5 And the Gileadites took the passages of Jordan before the Ephraimites: and it was [so], that when those Ephraimites who had escaped, said, Let me go over; that the men of Gilead said to him, [Art] thou an Ephraimite? If he said, No;
Want de Gileadieten namen den Efraimieten de veren van de Jordaan af; en het geschiedde, als de vluchtelingen van Efraim zeiden: Laat mij overgaan; zo zeiden de mannen van Gilead tot hem: Zijt gij een Efraimiet? wanneer hij zeide: Neen;
6 Then said they to him, Say now Shibboleth: and he said Sibboleth: for he could not frame to pronounce [it] right. Then they took him, and slew him at the passages of Jordan. And there fell at that time of the Ephraimites forty and two thousand.

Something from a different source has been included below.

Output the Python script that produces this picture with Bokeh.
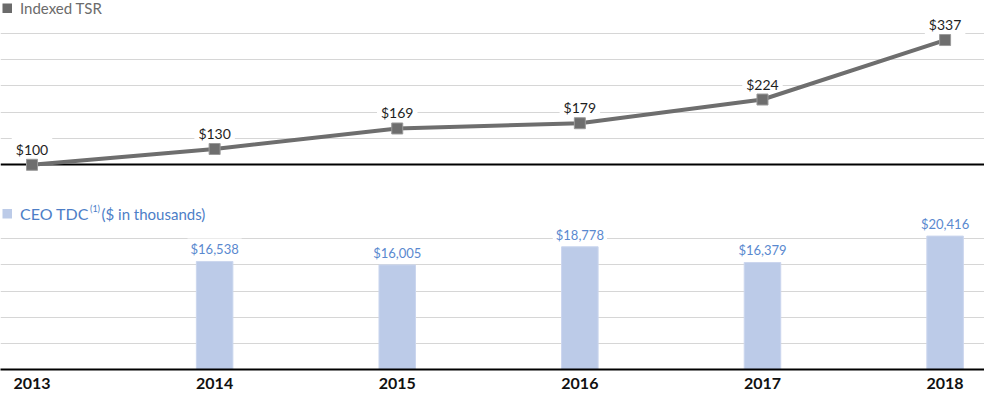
from bokeh.plotting import figure
from bokeh.models import Range1d, FixedTicker, Label, BoxAnnotation
from bokeh.embed import file_html
from bokeh.resources import INLINE
from bokeh.core.properties import value

# ---- data ----
years = [2013, 2014, 2015, 2016, 2017, 2018]
tsr = [100, 130, 169, 179, 224, 337]
tsr_labels = ["$100", "$130", "$169", "$179", "$224", "$337"]
tdc_years = [2014, 2015, 2016, 2017, 2018]
tdc = [16538, 16005, 18778, 16379, 20416]
tdc_labels = ["$16,538", "$16,005", "$18,778", "$16,379", "$20,416"]
tsr_grid = [150, 200, 250, 300, 350]
tdc_grid = [4000, 8000, 12000, 16000, 20000]

# ---- layout constants ----
FW = 984          # frame width
FH = 369          # frame height (bottom = TDC baseline)
PX_YEAR = 182.6
x_start = years[0] - 31.5 / PX_YEAR
x_end = years[-1] + (FW - 944.6) / PX_YEAR
tdc_top = FH * 20000 / 130.7
tsr_per_px = 250 / 131.6
tsr_lo = 100 - (FH - 164.3) * tsr_per_px
tsr_hi = 350 + 32.7 * tsr_per_px

FONT = "Lato"
GRID = "#d6d6d6"
LINE = "#6e6e6e"
BAR = "#bccbe8"
BLUE_TXT = "#5a89cf"
BLUE_LEG = "#4d7ec7"

p = figure(frame_width=FW, frame_height=FH, min_border=0,
           x_range=Range1d(x_start, x_end), y_range=Range1d(0, tdc_top),
           output_backend="svg", toolbar_location=None,
           x_axis_location="below", y_axis_location=None)
p.extra_y_ranges = {"tsr": Range1d(tsr_lo, tsr_hi)}
p.outline_line_color = None
p.grid.visible = False
p.background_fill_color = "white"
p.border_fill_color = "white"

# gridlines
p.hspan(y=tsr_grid, line_color=GRID, line_width=1.2, y_range_name="tsr")
p.hspan(y=[tsr[0]], line_color="black", line_width=2, y_range_name="tsr")
p.hspan(y=tdc_grid, line_color=GRID, line_width=1.2)

# bars
p.vbar(x=tdc_years, top=tdc, width=0.2, fill_color=BAR, line_color="#cbd6ee", line_width=1)
p.text(x=tdc_years, y=tdc, text=tdc_labels, text_align="center", text_baseline="bottom",
       y_offset=-1, text_color=BLUE_TXT, text_font=value(FONT), text_font_size="13px",
       background_fill_color="white", padding=3)

# TSR labels (under line)
p.text(x=years, y=tsr, text=tsr_labels, text_align="center", text_baseline="bottom",
       y_offset=-3, text_color="#1e1e1e", text_font=value(FONT), text_font_size="14px",
       background_fill_color="white", padding=4, y_range_name="tsr")

# TSR line
p.line(x=years, y=tsr, line_color=LINE, line_width=4, y_range_name="tsr")
p.scatter(x=years, y=tsr, marker="square", size=11, fill_color=LINE, line_color="#9a9a9a",
          line_width=1, y_range_name="tsr")

# axis
ax = p.xaxis[0]
ax.ticker = FixedTicker(ticks=years)
ax.axis_line_color = "black"
ax.axis_line_width = 2
ax.major_tick_line_color = None
ax.minor_tick_line_color = None
ax.major_label_standoff = 2
ax.major_label_text_font = FONT
ax.major_label_text_font_style = "bold"
ax.major_label_text_font_size = "16px"
ax.major_label_text_color = "#111111"

# legends
ty = FH - 7.7
p.add_layout(BoxAnnotation(left=2, right=11.5, bottom=ty - 4.7, top=ty + 4.7,
                           left_units="screen", right_units="screen",
                           bottom_units="screen", top_units="screen",
                           fill_color="#6b6b6b", fill_alpha=1, line_color=None))
p.add_layout(Label(x=19.5, y=ty, x_units="screen", y_units="screen", text="Indexed TSR",
                   text_baseline="middle", text_font=FONT, text_font_size="15px",
                   text_color="#6b6b6b"))

ly = FH - 213.3
p.add_layout(BoxAnnotation(left=2, right=11.5, bottom=ly - 4.7, top=ly + 4.7,
                           left_units="screen", right_units="screen",
                           bottom_units="screen", top_units="screen",
                           fill_color=BAR, fill_alpha=1, line_color=None))
p.add_layout(Label(x=19.5, y=ly, x_units="screen", y_units="screen", text="CEO TDC",
                   text_baseline="middle", text_font=FONT, text_font_size="16px",
                   text_color=BLUE_LEG))
p.add_layout(Label(x=89.5, y=ly + 5, x_units="screen", y_units="screen", text="(1)",
                   text_baseline="middle", text_font=FONT, text_font_size="9px",
                   text_color=BLUE_LEG))
p.add_layout(Label(x=101, y=ly, x_units="screen", y_units="screen", text="($ in thousands)",
                   text_baseline="middle", text_font=FONT, text_font_size="15px",
                   text_color=BLUE_LEG))

open("out.html", "w").write(file_html(p, INLINE))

Zo zeiden zij tot hem: Zeg nu Schibboleth; maar hij zeide: Sibbolet, en kon het alzo niet recht spreken; zo grepen zij hem, en versloegen hem aan de veren van de Jordaan, dat te dier tijd van Efraim vielen twee en veertig duizend.

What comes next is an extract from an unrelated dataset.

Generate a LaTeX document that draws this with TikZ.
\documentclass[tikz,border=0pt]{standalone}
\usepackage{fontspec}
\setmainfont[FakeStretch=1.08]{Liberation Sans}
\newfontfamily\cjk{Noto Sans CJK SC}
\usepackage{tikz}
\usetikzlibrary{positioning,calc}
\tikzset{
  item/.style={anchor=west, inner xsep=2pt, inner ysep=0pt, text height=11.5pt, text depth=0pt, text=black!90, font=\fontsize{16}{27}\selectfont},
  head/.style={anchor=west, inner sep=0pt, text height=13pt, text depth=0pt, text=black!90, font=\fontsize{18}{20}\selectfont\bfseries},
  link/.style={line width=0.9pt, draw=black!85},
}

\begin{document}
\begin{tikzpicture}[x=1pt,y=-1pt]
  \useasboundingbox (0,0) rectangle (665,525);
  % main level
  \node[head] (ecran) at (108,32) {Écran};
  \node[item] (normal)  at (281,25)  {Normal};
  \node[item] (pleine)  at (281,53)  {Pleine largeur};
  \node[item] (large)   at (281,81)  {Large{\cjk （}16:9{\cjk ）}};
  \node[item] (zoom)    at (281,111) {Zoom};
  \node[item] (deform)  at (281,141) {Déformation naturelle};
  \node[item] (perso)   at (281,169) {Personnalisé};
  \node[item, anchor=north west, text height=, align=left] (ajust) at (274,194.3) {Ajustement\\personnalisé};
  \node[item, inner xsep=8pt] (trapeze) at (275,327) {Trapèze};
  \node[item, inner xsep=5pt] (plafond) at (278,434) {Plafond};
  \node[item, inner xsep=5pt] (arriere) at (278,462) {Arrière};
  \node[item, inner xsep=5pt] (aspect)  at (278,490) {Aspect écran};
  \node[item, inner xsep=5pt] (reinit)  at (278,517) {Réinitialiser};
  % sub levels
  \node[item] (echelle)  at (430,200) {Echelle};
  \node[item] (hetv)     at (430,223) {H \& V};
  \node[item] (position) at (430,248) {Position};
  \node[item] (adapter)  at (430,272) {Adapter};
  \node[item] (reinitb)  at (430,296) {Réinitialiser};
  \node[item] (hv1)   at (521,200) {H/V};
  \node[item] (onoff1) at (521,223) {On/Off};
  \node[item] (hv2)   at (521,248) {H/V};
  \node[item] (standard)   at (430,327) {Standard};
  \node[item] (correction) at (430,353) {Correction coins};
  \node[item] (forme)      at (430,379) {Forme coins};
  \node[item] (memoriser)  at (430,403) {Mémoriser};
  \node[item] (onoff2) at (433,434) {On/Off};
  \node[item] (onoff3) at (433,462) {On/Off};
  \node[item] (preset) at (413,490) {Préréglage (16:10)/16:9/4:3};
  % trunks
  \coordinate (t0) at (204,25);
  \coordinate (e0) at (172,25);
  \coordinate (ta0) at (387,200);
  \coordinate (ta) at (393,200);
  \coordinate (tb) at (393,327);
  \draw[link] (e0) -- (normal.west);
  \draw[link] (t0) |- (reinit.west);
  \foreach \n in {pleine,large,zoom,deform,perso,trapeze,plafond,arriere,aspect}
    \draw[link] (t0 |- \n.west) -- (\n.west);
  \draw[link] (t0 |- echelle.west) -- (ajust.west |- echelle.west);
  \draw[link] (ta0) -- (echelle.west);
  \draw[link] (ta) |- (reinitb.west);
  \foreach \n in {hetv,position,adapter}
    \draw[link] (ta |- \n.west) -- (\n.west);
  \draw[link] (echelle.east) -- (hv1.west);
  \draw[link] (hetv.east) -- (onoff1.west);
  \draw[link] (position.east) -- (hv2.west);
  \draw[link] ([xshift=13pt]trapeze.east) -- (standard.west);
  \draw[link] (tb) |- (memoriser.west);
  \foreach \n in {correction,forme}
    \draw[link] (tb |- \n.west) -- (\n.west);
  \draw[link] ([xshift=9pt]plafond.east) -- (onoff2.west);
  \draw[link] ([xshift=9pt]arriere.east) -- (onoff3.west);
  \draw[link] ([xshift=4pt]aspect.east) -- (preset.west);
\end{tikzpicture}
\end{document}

7 And Jephthah judged Israel six years: then died Jephthah the Gileadite, and was buried in [one of] the cities of Gilead.
Jeftha nu richtte Israel zes jaren; en Jeftha, de Gileadiet, stierf, en werd begraven in de steden van Gilead.

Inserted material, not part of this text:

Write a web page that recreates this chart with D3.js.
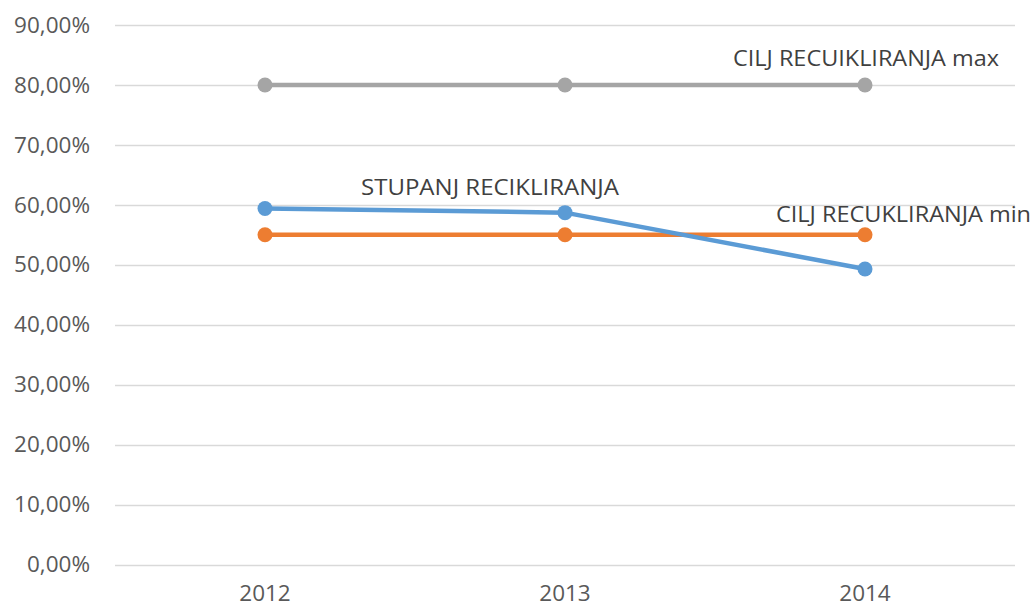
<!DOCTYPE html>
<html>
<head>
<meta charset="utf-8">
<script src="https://cdn.jsdelivr.net/npm/d3@7"></script>
<style>
  body { margin: 0; background: #fff; }
  svg { display: block; font-family: "Open Sans", sans-serif; }
</style>
</head>
<body>
<div id="chart"></div>
<script>
const years = ["2012", "2013", "2014"];
const seriesNames = ["STUPANJ RECIKLIRANJA", "CILJ RECUKLIRANJA min", "CILJ RECUIKLIRANJA max"];
const stupanj = [0.594, 0.587, 0.493];
const ciljMin = [0.55, 0.55, 0.55];
const ciljMax = [0.80, 0.80, 0.80];
const yTicks = [0, 0.1, 0.2, 0.3, 0.4, 0.5, 0.6, 0.7, 0.8, 0.9];

(function () {
  const width = 1032;
  const height = 610;
  const margin = { top: 25, right: 17, bottom: 45.5, left: 115 };

  const svg = d3
    .select("#chart")
    .append("svg")
    .attr("width", width)
    .attr("height", height);

  const g = svg
    .append("g")
    .attr("transform", `translate(${margin.left},${margin.top})`);

  const innerW = width - margin.left - margin.right;
  const innerH = height - margin.top - margin.bottom;

  const xScale = d3.scaleBand().domain(years).range([0, innerW]);
  const yScale = d3.scaleLinear().domain([0, 0.9]).range([innerH, 0]);
  const cx = (d) => xScale(d) + xScale.bandwidth() / 2;

  const fmt = (v) => d3.format(".2f")(v * 100).replace(".", ",") + "%";

  // grid
  g.append("g")
    .selectAll("line")
    .data(yTicks)
    .enter()
    .append("line")
    .attr("x1", 0)
    .attr("x2", innerW)
    .attr("y1", (d) => Math.round(yScale(d)) + 0.5)
    .attr("y2", (d) => Math.round(yScale(d)) + 0.5)
    .attr("stroke", "#d9d9d9")
    .attr("stroke-width", 1.5);

  // y axis labels
  const yAxis = g
    .append("g")
    .call(d3.axisLeft(yScale).tickValues(yTicks).tickFormat(fmt).tickSize(0).tickPadding(25));
  yAxis.select(".domain").remove();
  yAxis
    .selectAll(".tick text")
    .attr("font-size", "22.5px")
    .attr("fill", "#595959")
    .attr("font-family", "'Open Sans', sans-serif");

  // x axis labels
  const xAxis = g
    .append("g")
    .attr("transform", `translate(0,${innerH})`)
    .call(d3.axisBottom(xScale).tickSize(0).tickPadding(21));
  xAxis.select(".domain").remove();
  xAxis
    .selectAll(".tick text")
    .attr("font-size", "22.5px")
    .attr("fill", "#595959")
    .attr("font-family", "'Open Sans', sans-serif");

  const series = [
    { name: seriesNames[2], values: ciljMax, color: "#a5a5a5", labelAt: 2, dx: -132, dy: -19, len: 266 },
    { name: seriesNames[1], values: ciljMin, color: "#ed7d31", labelAt: 2, dx: -89, dy: -13, len: 255 },
    { name: seriesNames[0], values: stupanj, color: "#5b9bd5", labelAt: 0, dx: 96, dy: -13, len: 258 },
  ];

  const line = d3
    .line()
    .x((d) => cx(d.year))
    .y((d) => yScale(d.value));

  series.forEach((s) => {
    const pts = years.map((y, i) => ({ year: y, value: s.values[i] }));
    g.append("path")
      .datum(pts)
      .attr("fill", "none")
      .attr("stroke", s.color)
      .attr("stroke-width", 4.5)
      .attr("stroke-linejoin", "round")
      .attr("d", line);
    g.append("g")
      .selectAll("circle")
      .data(pts)
      .enter()
      .append("circle")
      .attr("cx", (d) => cx(d.year))
      .attr("cy", (d) => yScale(d.value))
      .attr("r", 7.5)
      .attr("fill", s.color);
    g.append("text")
      .attr("x", cx(years[s.labelAt]) + s.dx)
      .attr("y", yScale(s.values[s.labelAt]) + s.dy)
      .attr("text-anchor", "start")
      .attr("font-size", "22px")
      .attr("textLength", s.len)
      .attr("lengthAdjust", "spacingAndGlyphs")
      .attr("fill", "#404040")
      .text(s.name);
  });
})();
</script>
</body>
</html>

8 And after him Ibzan of Beth-lehem judged Israel.
En na hem richtte Israel Ebzan, van Bethlehem.
9 And he had thirty sons and thirty daughters [whom] he sent abroad, and took in thirty daughters from abroad for his sons: and he judged Israel seven years.
En hij had dertig zonen; en hij zond dertig dochteren naar buiten, en bracht dertig dochteren van buiten in voor zijn zonen; en hij richtte Israel zeven jaren.
10 Then died Ibzan, and was buried at Beth-lehem.
Toen stierf Ebzan, en werd begraven te Bethlehem.
11 And after him Elon, a Zebulonite, judged Israel, and he judged Israel ten years.
En na hem richtte Israel Elon, de Zebuloniet, en hij richtte Israel tien jaren.
12 And Elon the Zebulonite died, and was buried in Ajalon in the country of Zebulun.
En Elon, de Zebuloniet, stierf, en werd begraven te Ajalon, in het land van Zebulon.
13 And after him Abdon the son of Hillel, a Pirathonite, judged Israel.
En na hem richtte Israel Abdon, een zoon van Hillel, de Pirhathoniet.
14 And he had forty sons and thirty nephews, that rode on seventy ass colts: and he judged Israel eight years.
En hij had veertig zonen, en dertig zoons zonen, rijdende op zeventig ezelveulens; en hij richtte Israel acht jaren.
15 And Abdon the son of Hillel the Pirathonite died, and was buried in Pirathon in the land of Ephraim, in the mount of the Amalekites.
Toen stierf Abdon, een zoon van Hillel, de Pirhathoniet; en hij werd begraven te Pirhathon, in het land van Efraim, op den berg van den Amalekiet.